As the question stated, I'm confused about the difference between memory barrier and complier-only fence.
Are they the same? If not what is the difference between them?
As a concrete example, consider the following code:
int x = 0, y = 0;
void foo() {
x = 10;
y = 20;
}
As it stands, without any barriers or fences, the compiler may reorder the two stores and emit assembly (pseudo)code like
STORE [y], 20
STORE [x], 10
If you insert a compiler-only fence between x = 10; and y = 20;, the compiler is inhibited from doing this, and must instead emit
STORE [x], 10
STORE [y], 20
However, suppose we have another observer looking at the values of x and y in memory, such as a memory-mapped hardware device, or another thread that is going to do
void observe() {
std::cout << x << ", ";
std::cout << y << std::endl;
}
(Assume for simplicity that the loads from x and y in observe() do not get reordered in any way, and that loads and stores to int happen to be atomic on this system.) Depending on when its loads take place with respect to the stores in foo(), we can see that it could print out 0, 0 or 10, 0 or 10, 20. It might appear that 0, 20 would be impossible, but that is actually not so in general.
Even though the instructions in foo stored x and y in that order, on some architectures without strict store ordering, that does not guarantee that those stores will become visible to observe() in the same order. It could be that due to out-of-order execution, the core executing foo() actually executed the store to y before the store to x. (Say, if the cache line containing y was already in L1 cache, but the cache line for x was not; the CPU might as well go ahead and do the store to y rather than stalling for possibly hundreds of cycles while the cache line for x is loaded.) Or, the stores could be held in a store buffer and possibly flushed out to L1 cache in the opposite order. Either way, it is possible that observe() prints out 0, 20.

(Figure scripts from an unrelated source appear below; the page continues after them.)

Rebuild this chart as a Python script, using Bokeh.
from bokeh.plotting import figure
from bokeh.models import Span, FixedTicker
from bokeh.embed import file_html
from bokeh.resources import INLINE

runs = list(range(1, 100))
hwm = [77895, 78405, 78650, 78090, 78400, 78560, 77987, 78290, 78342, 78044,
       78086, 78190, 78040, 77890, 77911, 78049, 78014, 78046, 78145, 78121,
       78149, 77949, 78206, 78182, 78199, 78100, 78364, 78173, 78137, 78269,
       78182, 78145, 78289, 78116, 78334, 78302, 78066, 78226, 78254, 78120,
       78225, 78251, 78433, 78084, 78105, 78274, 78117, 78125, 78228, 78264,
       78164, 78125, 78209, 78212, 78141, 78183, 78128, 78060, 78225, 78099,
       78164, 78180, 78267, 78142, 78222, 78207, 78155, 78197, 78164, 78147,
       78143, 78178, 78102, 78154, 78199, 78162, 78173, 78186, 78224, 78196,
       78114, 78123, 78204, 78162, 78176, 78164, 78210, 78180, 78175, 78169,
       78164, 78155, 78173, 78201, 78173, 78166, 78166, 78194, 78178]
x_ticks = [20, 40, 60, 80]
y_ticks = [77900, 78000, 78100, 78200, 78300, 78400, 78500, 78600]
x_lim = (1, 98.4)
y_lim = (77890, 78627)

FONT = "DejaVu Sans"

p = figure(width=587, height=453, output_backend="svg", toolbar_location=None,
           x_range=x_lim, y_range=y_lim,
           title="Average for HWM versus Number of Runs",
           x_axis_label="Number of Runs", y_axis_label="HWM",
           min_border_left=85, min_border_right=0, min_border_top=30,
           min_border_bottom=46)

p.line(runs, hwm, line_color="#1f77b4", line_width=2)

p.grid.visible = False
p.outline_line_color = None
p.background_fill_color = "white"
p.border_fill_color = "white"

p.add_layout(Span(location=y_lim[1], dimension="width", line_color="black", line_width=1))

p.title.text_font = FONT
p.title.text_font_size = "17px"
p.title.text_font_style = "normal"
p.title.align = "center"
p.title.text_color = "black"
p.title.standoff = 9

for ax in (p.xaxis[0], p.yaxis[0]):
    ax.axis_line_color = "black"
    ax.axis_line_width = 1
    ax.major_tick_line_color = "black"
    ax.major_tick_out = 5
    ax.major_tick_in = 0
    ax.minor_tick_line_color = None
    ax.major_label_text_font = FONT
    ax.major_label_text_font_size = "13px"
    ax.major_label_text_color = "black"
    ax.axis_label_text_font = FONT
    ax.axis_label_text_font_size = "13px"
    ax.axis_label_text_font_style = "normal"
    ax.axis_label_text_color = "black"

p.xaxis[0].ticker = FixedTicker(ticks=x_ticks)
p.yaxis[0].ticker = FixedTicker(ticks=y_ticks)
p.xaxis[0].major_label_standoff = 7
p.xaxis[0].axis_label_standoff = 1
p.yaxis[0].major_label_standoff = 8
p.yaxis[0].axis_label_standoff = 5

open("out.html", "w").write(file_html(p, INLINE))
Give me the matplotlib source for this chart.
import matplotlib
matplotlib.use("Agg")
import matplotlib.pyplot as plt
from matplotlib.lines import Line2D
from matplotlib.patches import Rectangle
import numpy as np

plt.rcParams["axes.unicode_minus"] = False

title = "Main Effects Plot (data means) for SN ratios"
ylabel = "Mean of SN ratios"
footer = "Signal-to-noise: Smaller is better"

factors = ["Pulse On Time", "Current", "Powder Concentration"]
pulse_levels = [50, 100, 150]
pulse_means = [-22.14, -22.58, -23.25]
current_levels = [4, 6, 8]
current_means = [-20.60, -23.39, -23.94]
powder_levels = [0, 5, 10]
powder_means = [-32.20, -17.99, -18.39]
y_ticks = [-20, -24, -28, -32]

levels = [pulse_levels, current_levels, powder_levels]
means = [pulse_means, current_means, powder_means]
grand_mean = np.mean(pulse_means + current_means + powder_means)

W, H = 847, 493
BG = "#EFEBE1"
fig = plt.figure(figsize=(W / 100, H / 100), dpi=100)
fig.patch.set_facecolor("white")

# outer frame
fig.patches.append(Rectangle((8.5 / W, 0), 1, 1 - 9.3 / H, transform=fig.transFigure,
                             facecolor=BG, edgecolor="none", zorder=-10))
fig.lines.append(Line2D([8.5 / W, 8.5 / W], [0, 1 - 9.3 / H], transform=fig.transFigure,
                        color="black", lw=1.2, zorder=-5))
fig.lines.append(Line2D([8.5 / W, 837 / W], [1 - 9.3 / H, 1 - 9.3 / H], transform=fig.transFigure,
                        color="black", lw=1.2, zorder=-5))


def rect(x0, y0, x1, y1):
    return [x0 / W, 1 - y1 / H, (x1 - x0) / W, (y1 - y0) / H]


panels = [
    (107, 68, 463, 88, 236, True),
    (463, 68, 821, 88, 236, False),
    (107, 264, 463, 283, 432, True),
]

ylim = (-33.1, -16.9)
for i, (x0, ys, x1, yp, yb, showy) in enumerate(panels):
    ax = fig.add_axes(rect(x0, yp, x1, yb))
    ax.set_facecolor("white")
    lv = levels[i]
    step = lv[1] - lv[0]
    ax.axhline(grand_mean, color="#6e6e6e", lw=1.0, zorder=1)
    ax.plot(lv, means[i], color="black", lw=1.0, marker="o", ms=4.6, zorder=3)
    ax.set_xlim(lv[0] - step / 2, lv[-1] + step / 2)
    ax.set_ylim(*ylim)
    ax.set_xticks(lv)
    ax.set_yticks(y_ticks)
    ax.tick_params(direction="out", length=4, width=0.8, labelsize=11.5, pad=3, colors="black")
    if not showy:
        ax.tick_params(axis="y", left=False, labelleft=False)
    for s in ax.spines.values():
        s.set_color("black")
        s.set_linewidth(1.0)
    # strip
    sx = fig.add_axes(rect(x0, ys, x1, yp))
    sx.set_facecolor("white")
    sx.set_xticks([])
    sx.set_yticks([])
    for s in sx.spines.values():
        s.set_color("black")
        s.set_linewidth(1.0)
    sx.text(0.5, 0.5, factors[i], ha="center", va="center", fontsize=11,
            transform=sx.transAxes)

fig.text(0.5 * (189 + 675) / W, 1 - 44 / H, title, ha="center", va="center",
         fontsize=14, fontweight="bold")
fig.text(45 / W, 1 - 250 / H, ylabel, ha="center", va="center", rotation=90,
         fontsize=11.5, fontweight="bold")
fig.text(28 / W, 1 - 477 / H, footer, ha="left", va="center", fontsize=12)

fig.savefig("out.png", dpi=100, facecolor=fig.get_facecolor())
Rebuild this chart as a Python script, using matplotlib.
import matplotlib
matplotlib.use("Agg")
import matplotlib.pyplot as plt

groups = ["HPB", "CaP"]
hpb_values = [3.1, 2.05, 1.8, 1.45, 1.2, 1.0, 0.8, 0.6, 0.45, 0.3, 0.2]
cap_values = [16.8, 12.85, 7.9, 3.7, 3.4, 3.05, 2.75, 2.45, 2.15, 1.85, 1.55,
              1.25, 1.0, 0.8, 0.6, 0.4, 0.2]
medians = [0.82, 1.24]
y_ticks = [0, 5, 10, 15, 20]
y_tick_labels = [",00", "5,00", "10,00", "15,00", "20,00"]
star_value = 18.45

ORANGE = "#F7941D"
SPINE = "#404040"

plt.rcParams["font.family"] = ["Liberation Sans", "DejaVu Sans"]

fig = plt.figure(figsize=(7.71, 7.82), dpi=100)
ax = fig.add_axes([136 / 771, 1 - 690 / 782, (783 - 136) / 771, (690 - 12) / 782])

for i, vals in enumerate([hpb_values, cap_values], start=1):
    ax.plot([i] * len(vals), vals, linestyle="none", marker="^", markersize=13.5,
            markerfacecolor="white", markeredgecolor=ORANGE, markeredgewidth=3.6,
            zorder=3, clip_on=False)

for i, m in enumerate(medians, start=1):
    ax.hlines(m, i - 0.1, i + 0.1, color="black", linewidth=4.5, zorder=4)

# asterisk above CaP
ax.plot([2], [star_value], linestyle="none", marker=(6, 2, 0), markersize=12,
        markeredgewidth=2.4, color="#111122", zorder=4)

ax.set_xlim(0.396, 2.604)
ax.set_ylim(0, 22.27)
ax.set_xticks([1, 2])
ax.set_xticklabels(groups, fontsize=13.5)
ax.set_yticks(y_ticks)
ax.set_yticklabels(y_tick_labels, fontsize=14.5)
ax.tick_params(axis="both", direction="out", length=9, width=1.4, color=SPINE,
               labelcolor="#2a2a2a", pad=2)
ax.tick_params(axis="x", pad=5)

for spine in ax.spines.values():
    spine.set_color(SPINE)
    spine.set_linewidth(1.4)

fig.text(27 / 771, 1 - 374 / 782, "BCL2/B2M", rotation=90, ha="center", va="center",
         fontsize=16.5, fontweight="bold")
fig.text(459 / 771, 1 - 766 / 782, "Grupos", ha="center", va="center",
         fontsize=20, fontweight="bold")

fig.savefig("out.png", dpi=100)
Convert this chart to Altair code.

To ensure the desired ordering, the CPU has to be told to do so, often by executing an explicit memory barrier instruction between the two stores. This will cause the CPU to wait until the store to x has been made visible (by loading the cache line, draining the store buffer, etc) before making the store to y visible. So if you ask the compiler to put in a memory barrier, it will emit assembly like
STORE [x], 10
BARRIER
STORE [y], 20
In this case, you can be assured that observe() will print either 0, 0 or 10, 0 or 10, 20, but never 0, 20.
(Please note that many simplifying assumptions have been made here. If trying to write this in actual C++, you'd need to use std::atomic types and some similar barrier in observe() to ensure its loads were not reordered.)